DAKAR (Reuters) - Papa Demba Sow left Senegal two years ago hoping to make a better life in the oil-rich central African country of Gabon but in July he was arrested by police, thrown in jail for a month and deported along with hundreds of other Africans.
The plight of African migrants struggling to reach Europe, alongside thousands fleeing violence in the Middle East, has stirred international alarm this year, with hundreds dying at sea on the perilous Mediterranean crossing.
But the majority of Africans who emigrate remain within Africa.
Yet, amid rising concerns over the spread of Islamist militant groups on the continent and several economies hit by a slump in commodities prices, some African nations are clamping down on those migration flows.
Gabon, whose oil reserves have given its 1.5 million people amongst the highest per-capita income in Africa, has long been a magnet for migrants from countries like Senegal, an arid West African state with a tradition of emigration dating back decades.

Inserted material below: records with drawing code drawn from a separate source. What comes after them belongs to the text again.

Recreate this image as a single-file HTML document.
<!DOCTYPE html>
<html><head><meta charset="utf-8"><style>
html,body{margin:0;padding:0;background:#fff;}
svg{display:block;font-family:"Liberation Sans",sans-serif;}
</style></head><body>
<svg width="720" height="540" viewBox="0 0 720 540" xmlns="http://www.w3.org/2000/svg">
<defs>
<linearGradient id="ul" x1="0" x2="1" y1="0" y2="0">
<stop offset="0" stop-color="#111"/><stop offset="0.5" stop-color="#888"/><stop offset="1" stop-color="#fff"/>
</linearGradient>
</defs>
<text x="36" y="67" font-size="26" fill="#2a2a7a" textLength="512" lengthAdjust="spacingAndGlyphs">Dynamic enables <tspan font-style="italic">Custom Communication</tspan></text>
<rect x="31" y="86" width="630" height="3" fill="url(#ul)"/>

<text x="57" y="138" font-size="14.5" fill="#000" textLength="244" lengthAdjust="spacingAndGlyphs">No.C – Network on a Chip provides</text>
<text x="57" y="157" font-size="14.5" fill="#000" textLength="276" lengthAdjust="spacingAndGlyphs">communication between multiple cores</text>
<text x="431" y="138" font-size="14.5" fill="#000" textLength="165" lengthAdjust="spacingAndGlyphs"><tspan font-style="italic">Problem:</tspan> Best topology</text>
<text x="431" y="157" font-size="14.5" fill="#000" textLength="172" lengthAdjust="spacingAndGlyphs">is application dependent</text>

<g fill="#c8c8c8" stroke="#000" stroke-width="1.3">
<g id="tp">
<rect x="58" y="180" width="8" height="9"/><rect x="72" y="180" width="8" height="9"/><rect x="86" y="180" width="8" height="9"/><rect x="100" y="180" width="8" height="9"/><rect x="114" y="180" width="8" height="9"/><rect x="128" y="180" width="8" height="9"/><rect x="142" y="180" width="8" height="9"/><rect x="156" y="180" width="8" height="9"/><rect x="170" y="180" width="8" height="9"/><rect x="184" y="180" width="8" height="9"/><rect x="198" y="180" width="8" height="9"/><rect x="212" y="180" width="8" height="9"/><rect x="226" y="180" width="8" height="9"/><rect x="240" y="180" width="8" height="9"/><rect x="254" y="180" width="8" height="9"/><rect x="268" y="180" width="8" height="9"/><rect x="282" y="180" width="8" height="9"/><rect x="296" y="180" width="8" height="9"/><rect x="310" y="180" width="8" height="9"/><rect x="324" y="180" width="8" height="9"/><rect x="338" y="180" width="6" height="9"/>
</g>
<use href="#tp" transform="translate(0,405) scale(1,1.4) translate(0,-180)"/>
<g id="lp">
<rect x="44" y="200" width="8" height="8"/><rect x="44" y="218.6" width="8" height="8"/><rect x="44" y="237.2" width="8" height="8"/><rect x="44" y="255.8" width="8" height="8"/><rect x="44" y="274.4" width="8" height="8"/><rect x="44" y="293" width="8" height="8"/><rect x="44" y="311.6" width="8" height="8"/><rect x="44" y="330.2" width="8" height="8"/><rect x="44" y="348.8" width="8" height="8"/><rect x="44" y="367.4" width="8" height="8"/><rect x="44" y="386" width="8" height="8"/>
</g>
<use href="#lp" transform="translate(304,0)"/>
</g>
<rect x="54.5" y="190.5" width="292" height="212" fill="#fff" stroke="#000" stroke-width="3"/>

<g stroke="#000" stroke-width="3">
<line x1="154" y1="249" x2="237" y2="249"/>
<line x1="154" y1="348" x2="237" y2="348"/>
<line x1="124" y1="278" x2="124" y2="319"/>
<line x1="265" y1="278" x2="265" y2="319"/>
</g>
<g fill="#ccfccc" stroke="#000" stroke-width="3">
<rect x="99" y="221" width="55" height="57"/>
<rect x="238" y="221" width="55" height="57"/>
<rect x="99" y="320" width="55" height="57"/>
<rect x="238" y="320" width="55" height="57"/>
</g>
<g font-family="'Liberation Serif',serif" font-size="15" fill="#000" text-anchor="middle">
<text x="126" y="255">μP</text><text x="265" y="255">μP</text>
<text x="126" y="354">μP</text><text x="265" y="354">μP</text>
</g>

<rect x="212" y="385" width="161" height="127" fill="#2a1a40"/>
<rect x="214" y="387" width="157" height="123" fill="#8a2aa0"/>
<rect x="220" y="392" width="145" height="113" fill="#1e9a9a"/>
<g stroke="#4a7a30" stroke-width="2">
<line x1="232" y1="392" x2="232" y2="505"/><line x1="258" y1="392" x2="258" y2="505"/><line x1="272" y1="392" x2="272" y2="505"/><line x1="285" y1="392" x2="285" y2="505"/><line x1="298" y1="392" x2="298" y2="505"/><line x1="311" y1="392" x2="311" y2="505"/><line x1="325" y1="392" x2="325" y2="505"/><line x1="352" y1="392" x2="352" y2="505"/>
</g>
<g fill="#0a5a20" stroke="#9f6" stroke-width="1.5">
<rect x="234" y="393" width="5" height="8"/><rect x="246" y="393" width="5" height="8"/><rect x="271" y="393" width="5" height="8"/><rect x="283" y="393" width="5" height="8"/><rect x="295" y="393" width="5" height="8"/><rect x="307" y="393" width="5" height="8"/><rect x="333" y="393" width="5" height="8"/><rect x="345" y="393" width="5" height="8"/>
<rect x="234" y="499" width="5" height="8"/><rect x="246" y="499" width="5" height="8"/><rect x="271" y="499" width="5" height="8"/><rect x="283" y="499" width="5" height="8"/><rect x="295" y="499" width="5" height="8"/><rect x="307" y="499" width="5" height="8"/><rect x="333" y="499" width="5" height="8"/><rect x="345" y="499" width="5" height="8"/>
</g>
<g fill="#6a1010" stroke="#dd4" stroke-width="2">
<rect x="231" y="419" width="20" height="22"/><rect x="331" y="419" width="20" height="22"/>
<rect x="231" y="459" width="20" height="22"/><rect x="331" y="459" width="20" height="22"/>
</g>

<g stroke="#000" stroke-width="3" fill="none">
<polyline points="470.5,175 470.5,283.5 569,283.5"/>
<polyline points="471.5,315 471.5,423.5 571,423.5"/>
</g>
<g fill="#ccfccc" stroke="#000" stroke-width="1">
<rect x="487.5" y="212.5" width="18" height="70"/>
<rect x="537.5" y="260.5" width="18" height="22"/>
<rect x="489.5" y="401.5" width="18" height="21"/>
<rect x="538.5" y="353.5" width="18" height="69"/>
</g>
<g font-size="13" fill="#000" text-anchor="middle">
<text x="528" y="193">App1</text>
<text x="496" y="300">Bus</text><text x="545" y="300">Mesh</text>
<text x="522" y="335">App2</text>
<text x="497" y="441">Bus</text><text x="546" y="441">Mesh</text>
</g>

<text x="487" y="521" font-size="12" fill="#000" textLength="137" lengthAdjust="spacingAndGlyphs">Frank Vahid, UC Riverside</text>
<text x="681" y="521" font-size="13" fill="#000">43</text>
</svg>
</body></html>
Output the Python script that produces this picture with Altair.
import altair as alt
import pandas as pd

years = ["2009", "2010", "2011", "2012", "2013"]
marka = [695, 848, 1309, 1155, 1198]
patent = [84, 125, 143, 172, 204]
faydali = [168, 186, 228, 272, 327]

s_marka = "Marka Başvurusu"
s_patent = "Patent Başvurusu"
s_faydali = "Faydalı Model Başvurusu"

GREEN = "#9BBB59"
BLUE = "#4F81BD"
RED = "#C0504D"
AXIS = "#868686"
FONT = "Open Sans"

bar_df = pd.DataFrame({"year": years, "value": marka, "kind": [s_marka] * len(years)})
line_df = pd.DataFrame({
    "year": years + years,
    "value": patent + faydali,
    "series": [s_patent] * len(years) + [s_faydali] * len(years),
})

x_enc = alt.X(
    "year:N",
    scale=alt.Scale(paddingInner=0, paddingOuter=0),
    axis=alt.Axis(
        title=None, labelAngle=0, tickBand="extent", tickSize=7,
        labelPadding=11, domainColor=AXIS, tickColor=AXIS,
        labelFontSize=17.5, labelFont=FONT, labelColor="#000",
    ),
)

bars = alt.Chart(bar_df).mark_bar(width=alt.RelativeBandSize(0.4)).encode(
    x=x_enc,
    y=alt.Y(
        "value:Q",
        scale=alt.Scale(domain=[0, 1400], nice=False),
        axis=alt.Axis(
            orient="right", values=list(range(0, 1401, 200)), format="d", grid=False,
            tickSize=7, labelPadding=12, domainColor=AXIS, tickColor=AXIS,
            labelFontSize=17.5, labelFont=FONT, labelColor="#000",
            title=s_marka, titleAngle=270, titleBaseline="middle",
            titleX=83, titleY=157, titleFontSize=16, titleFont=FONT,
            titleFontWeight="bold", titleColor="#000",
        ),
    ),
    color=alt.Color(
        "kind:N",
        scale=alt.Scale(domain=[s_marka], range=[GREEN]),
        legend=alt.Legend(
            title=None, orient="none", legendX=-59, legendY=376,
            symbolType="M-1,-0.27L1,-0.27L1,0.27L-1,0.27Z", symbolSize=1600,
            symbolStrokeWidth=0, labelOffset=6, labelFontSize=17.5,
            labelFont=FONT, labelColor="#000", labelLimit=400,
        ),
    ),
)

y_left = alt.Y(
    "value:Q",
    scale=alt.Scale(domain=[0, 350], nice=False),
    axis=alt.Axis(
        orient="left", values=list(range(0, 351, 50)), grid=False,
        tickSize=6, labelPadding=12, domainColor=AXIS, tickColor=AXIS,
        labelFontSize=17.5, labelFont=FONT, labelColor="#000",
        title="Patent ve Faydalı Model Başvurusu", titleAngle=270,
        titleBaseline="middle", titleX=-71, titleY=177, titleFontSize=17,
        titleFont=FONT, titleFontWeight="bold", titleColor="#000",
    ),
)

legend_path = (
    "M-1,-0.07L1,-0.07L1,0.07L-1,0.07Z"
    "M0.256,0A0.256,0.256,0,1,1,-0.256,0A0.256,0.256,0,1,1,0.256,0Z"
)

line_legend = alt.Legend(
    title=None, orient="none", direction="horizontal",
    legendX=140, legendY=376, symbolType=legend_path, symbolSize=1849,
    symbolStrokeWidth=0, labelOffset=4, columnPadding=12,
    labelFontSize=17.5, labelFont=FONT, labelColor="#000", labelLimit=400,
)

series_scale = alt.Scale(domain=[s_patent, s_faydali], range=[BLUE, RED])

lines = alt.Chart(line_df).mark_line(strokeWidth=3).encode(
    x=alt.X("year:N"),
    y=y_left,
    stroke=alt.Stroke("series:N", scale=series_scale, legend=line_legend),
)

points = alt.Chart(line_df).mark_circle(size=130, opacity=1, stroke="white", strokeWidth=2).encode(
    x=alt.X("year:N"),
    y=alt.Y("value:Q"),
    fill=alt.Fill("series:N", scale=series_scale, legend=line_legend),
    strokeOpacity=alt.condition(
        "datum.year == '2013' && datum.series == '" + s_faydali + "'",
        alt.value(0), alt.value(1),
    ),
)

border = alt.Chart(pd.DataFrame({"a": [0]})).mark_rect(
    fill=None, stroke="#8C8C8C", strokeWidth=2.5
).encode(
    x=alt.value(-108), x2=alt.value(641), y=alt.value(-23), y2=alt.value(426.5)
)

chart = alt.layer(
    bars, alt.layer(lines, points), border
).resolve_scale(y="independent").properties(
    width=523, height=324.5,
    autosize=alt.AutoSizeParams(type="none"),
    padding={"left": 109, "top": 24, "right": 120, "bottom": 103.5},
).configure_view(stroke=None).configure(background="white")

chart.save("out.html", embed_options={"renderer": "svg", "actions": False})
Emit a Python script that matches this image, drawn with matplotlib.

Sow, a 33-year-old welder, went to Gabon to join family members already living there but said it had become extremely hard to obtain residency. Police officers harassed African immigrants on the streets of the coastal capital Libreville until they were paid off, he said.
In detention, more than 300 migrants were packed into a few rooms, with many forced to sleep on the floor. Breakfast was a slice of bread, with a plate of rice and fish for dinner.
“They treated us really bad, like dogs or sheep,” said Sow.
It is becoming a familiar story as many African countries seek to close their doors to mass migration, removing a pressure gauge for poverty and unemployment within the region.
With European Union and African heads of state due to meet in Malta in November to discuss the Mediterranean migration crisis, experts say any solution needs to address the lack of economic possibilities in sub-Saharan Africa.
"The situation is changing. Some African countries are becoming less flexible in accepting migrants," said Michele Bombassei, the International Migration Organization's (IOM) Migrant Assistance Specialist for West Africa.
"What's happening right now in the Mediterranean is just the last step of a long, long process that, in many cases started here, in West Africa.”
‘SCARED FOR THEIR NATIONS’
The IOM does not have overall figures for migrant expulsions in Africa. Yet the small, oil-rich nations of the Gulf of Guinea - traditionally a destination for migrants from across West and Central Africa - have clamped down hard.
Amnesty International has documented thousands of deportations by Republic of Congo. The foreigners, many of them from neighboring Democratic Republic of Congo, were often simply put on pirogues and shipped across the Congo river to Kinshasa.
Nearby oil-rich Equatorial Guinea deported hundreds of people in the wake of the African Nations Cup football tournament this year.
Even in South Africa, the continent's most developed economy, many economic migrants fled an outbreak of xenophobic attacks this year by residents afraid foreigners are taking their jobs. At least seven people were killed.
North African oil producer Algeria has deported more than 3,700 migrants to Niger this year, mostly women and children who came to beg on the streets, as part of a bilateral agreement between Algiers and Niamey intended to curb illegal immigration.
Cameroon, Niger and Chad have also deported thousands of people in the face of terrorist attacks within their borders by Nigerian Islamist group Boko Haram.
Sory Kaba, who heads the Ministry of Foreign Affairs’ department for Senegalese abroad, said the rise of militant groups such as Boko Haram had fed xenophobia and deportations.
“They are scared for their own nations,” said Kaba. “That’s why they make it more difficult to enter and they make it more difficult to stay.”
‘POLICIES ARE WATCHING US’
In Republic of Congo, Abdoulaye Ehiaw, the president of the Association of Senegalese Youth, has lived in the country for six years. He said the expulsions of migrants had slowed in recent months.
“It’s better but in any case, Congo’s domestic politics are still focused on us,” said Ehiaw.
An Amnesty report in May said the security operation, dubbed “Mbata ya Bakolo” or “slap of the elders” in Lingala, was ostensibly meant to target criminals but became an excuse for mass expulsions. Amnesty said police destroyed property, extorted money and raped women and girls.
A second phase of the operation was launched in May, targeting West Africans in Pointe-Noire, Congo’s oil hub and second-largest city. Police said that month they had arrested 1,150 people, primarily from West Africa and Democratic Republic of Congo.
Alain Roy, Amnesty's deputy regional campaigns director, said such deportations had shattered lives and exacerbated poverty, exposing the limits of pan-Africanism.
"We're certainly concerned to see the same kind of attitudes (in Africa) that we have seen around the world and in Europe -- where whole societies see migrants or refugees as 'others', as people who are not deserving humane treatment," he said.
"You have Africans treating Africans poorly. We have seen... xenophobia, racism, discrimination."
Mamadou Ka, a shopkeeper in Gabon who had been deported to Senegal, agreed. “We are all Africans...It is necessary to have a policy of integration, of free circulation.”